Une giboulée , très bréve , m'interrompt ...Hermione et moi courons nous mettre à l'abri , mais ça s'arrête au bout d'un quart d'heure ; et ensuite je peux m'activer paisiblement dans le calme béni du Dimanche après-midi à la campagne , entrecoupé seulement , de loin en loin , par le doux chant des huppes .

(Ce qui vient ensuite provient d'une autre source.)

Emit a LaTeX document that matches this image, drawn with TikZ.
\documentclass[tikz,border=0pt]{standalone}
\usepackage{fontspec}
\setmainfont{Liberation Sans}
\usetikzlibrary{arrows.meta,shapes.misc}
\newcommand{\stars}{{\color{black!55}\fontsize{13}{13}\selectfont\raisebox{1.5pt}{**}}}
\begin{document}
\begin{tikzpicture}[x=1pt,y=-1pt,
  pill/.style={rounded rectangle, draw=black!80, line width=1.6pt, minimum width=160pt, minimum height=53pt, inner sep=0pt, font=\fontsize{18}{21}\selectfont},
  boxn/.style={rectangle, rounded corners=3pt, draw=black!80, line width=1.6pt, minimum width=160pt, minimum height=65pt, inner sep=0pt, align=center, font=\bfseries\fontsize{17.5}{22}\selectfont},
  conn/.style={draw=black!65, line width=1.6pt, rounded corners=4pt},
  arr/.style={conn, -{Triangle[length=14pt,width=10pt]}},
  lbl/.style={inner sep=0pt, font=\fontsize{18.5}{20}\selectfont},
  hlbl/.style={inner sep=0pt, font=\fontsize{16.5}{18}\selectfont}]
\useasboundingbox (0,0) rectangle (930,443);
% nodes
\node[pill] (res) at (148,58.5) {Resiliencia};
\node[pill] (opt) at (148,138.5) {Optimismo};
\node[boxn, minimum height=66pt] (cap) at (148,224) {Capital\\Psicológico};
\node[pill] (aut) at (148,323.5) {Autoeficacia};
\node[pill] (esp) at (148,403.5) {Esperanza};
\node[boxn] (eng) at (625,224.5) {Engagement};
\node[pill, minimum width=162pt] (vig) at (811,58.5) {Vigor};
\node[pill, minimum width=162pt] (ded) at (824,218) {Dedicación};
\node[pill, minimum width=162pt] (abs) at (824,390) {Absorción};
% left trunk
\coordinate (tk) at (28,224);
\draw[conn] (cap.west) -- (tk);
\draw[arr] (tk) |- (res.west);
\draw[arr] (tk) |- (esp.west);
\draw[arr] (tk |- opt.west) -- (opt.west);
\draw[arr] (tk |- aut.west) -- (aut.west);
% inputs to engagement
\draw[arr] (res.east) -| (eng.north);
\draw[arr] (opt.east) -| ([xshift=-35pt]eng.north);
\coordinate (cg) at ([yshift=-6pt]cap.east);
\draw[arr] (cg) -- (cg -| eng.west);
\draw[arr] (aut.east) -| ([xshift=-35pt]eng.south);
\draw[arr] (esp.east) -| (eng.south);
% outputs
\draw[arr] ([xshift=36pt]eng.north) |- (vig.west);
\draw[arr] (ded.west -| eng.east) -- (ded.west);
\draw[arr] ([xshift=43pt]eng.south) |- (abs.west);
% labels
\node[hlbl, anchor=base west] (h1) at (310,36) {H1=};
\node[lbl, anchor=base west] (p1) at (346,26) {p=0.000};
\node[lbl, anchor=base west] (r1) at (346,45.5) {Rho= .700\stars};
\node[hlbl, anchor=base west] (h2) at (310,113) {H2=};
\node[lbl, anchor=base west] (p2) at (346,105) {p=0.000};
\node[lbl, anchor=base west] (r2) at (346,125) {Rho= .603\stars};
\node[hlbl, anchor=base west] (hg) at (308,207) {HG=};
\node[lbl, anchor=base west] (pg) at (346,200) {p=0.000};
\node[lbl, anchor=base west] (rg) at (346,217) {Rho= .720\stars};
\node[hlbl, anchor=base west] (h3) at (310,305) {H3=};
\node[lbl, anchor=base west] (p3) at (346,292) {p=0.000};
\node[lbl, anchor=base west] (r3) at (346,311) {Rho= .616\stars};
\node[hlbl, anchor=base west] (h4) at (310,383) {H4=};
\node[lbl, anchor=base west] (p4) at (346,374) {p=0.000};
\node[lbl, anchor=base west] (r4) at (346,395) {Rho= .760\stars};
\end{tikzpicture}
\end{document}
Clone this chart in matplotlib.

Tout à coup ... voilà -t'y pas que mon copropriétaire , qui a roupillé tout l'après-midi sur le canapé du salon pendant que je promenais ma bavarde mère , arrive avec tout son matériel électrique , disqueuse , masse , etc .. . But : consolider un banc rustique , fait de deux traverses de chemin de fer superposées , ce que je lui avais demandé de faire il y a quelques mois . Seulement aujourd'hui , les tulipes blanches et rouges sont en bouton à vingt centimétres de la disqueuse , qui projette de magnifiques gerbes d'étincelles ; et puis , à chaque pas qu'il fait ses talons frôlent dangereusement les tendres pousses de jonquilles qui émergent du sol ... je sais , mon jardin de fleurs est planté serré , moi j'aime le faire comme ça . Je me contracte à chaque hurlement déchirant de la disqueuse sur les boulons en acier des traverses ... au lieu de planter je surveille avec angoisse le minuscule intervalle entre les grands pieds du manipulateur de la disqueuse et les jonquilles débutantes ... et puis je finis par lui suggérer que ça n'est plus tout à fait le moment idéal .
Vous savez quoi ? l'était vexé ... venait " jardiner " tout près de moi , je suppose ... ou alors , venait témoigner bruyamment qu'il existait ?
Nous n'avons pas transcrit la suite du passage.